(Exercise prompt): Read the records below. Copy each line where the string "this" occurs.

[BEGIN Records for the task]

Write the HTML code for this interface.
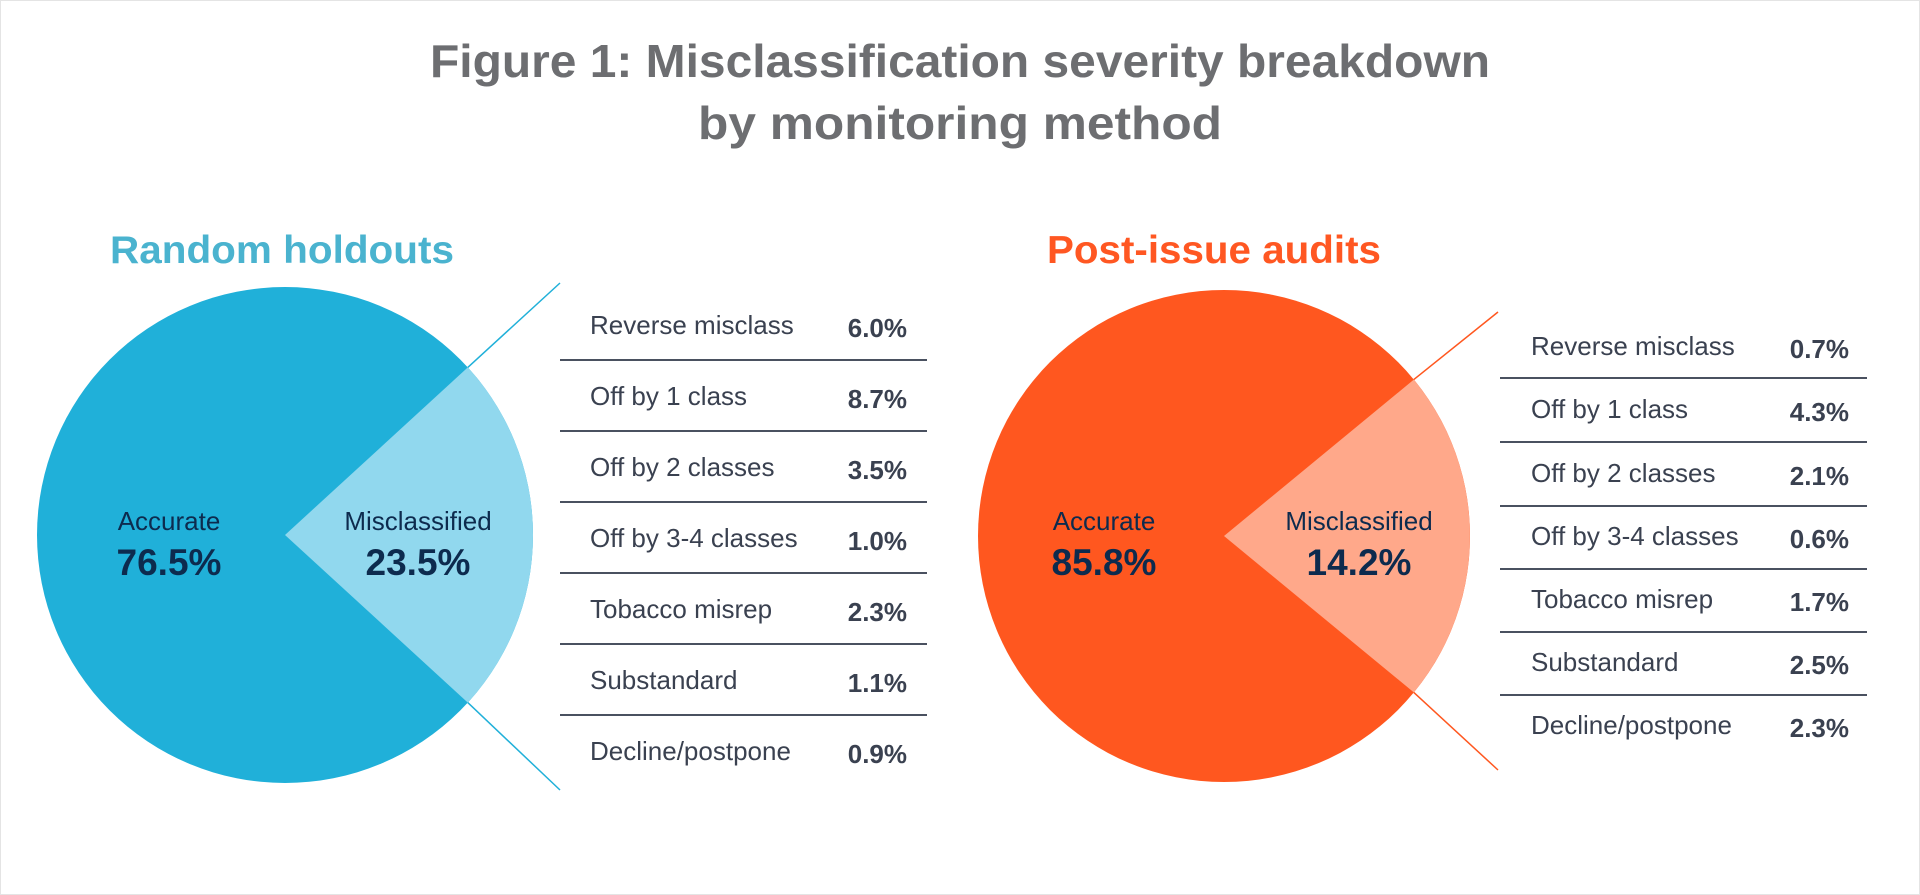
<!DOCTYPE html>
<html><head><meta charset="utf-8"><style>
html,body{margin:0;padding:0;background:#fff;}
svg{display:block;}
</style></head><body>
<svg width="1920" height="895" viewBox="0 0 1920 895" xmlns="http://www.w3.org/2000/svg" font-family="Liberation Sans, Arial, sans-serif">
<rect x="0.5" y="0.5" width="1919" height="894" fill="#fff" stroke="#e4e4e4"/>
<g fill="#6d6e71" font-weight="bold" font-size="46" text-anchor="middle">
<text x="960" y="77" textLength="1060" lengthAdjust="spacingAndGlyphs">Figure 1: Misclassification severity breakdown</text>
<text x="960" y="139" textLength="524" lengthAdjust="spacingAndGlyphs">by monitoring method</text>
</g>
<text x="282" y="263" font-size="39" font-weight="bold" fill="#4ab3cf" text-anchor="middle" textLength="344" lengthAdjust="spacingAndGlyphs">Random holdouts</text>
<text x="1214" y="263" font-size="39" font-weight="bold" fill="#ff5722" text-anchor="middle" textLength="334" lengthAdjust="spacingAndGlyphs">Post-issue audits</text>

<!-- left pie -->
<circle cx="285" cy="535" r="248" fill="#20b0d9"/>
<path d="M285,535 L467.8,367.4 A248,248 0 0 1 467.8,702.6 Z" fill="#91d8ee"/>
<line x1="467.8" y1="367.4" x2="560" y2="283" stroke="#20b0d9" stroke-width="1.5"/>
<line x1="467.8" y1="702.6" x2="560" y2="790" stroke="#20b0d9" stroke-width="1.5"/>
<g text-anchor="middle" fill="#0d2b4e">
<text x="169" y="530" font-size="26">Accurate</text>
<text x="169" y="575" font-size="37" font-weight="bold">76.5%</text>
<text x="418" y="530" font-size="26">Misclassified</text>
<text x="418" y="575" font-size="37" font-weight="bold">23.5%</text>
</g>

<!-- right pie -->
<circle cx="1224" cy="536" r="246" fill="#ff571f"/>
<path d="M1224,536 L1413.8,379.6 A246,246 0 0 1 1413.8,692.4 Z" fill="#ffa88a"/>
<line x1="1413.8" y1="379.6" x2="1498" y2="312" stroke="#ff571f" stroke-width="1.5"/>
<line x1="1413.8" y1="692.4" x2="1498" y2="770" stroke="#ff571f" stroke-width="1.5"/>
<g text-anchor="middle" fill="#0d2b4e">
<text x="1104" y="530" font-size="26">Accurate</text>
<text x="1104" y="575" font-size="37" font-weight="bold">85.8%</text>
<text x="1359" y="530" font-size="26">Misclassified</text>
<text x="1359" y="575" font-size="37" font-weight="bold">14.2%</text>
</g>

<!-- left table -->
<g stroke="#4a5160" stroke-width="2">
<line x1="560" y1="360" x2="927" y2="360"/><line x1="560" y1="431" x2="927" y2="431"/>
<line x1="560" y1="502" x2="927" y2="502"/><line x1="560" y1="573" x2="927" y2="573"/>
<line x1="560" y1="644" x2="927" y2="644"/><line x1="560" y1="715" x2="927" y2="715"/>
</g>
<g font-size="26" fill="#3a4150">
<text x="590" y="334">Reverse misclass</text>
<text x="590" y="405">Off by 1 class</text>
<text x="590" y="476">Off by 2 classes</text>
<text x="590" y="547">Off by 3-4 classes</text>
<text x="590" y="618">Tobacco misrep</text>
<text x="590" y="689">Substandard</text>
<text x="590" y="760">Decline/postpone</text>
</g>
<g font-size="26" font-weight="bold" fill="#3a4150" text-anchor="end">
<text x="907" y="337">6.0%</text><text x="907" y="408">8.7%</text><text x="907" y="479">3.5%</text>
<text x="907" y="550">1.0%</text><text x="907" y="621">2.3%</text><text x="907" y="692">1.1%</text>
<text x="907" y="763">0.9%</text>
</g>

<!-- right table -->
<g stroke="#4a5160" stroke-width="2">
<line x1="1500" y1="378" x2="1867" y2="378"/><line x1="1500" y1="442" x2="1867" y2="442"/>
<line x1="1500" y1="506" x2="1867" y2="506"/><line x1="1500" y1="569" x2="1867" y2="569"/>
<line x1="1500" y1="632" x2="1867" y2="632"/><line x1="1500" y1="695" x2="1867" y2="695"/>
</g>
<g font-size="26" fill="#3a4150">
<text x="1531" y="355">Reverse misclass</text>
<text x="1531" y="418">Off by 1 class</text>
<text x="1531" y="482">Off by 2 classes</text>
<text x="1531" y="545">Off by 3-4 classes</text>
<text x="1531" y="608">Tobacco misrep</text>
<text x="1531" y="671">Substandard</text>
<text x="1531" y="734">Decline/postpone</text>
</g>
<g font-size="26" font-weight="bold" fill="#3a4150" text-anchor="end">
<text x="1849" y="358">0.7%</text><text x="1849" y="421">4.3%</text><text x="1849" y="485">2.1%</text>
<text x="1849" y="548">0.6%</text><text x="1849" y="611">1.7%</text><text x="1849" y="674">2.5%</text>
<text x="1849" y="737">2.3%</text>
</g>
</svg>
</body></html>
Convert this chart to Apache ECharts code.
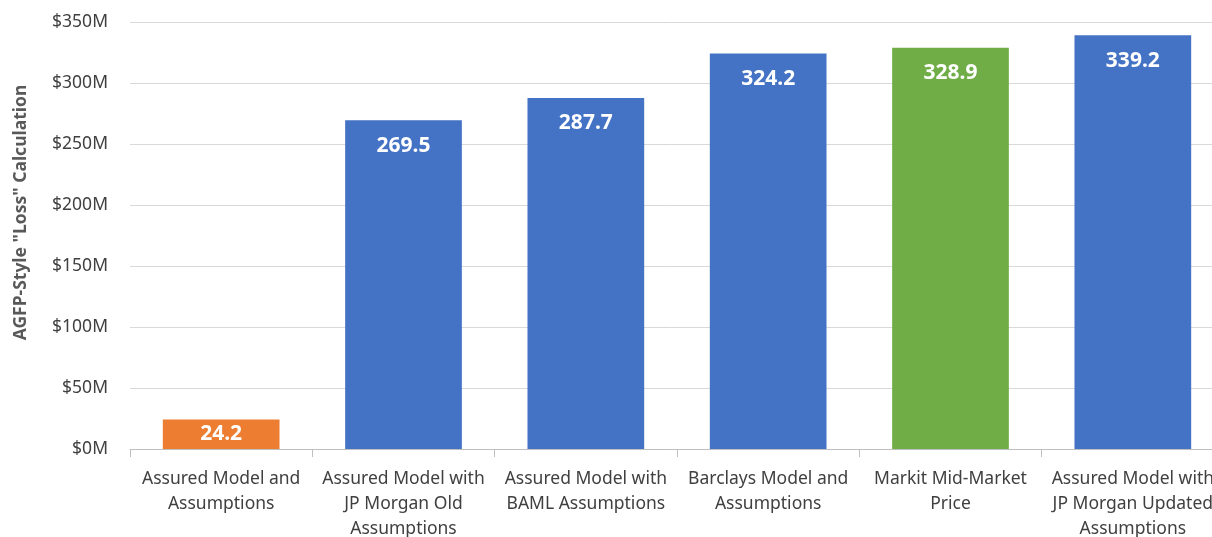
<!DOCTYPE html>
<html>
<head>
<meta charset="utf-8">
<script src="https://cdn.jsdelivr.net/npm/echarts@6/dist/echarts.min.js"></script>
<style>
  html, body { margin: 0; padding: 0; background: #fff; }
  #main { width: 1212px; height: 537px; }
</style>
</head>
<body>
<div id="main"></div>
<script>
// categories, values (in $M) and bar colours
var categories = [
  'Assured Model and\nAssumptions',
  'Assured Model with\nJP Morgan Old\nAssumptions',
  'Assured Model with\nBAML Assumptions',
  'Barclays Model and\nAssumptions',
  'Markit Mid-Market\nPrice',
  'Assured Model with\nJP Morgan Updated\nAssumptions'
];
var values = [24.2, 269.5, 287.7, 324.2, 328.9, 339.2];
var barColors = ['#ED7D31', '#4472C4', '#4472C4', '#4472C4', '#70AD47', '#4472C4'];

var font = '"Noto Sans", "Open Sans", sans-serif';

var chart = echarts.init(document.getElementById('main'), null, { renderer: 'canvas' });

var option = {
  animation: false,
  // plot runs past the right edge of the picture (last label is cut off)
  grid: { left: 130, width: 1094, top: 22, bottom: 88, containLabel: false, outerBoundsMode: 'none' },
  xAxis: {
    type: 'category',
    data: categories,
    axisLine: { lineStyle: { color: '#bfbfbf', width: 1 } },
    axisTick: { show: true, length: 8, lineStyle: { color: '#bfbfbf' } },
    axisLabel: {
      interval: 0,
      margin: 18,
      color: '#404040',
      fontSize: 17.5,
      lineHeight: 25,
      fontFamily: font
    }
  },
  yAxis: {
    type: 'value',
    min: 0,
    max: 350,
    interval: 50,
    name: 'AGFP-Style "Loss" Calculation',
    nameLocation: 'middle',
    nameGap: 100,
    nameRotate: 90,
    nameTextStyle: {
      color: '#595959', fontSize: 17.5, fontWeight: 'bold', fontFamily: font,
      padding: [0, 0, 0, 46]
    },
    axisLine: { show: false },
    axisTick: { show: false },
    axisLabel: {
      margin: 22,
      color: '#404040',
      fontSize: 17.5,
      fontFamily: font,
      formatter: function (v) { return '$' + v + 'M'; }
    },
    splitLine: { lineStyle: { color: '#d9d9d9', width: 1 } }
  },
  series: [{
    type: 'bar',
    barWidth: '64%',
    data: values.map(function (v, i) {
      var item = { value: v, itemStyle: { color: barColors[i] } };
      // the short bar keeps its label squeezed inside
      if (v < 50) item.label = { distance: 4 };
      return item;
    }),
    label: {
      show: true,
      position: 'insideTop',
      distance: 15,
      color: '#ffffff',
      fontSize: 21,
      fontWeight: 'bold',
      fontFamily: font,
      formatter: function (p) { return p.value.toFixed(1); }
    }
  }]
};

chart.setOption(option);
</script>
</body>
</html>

[END Records for the task]

(Response):
Write the HTML code for this interface.
Convert this chart to Apache ECharts code.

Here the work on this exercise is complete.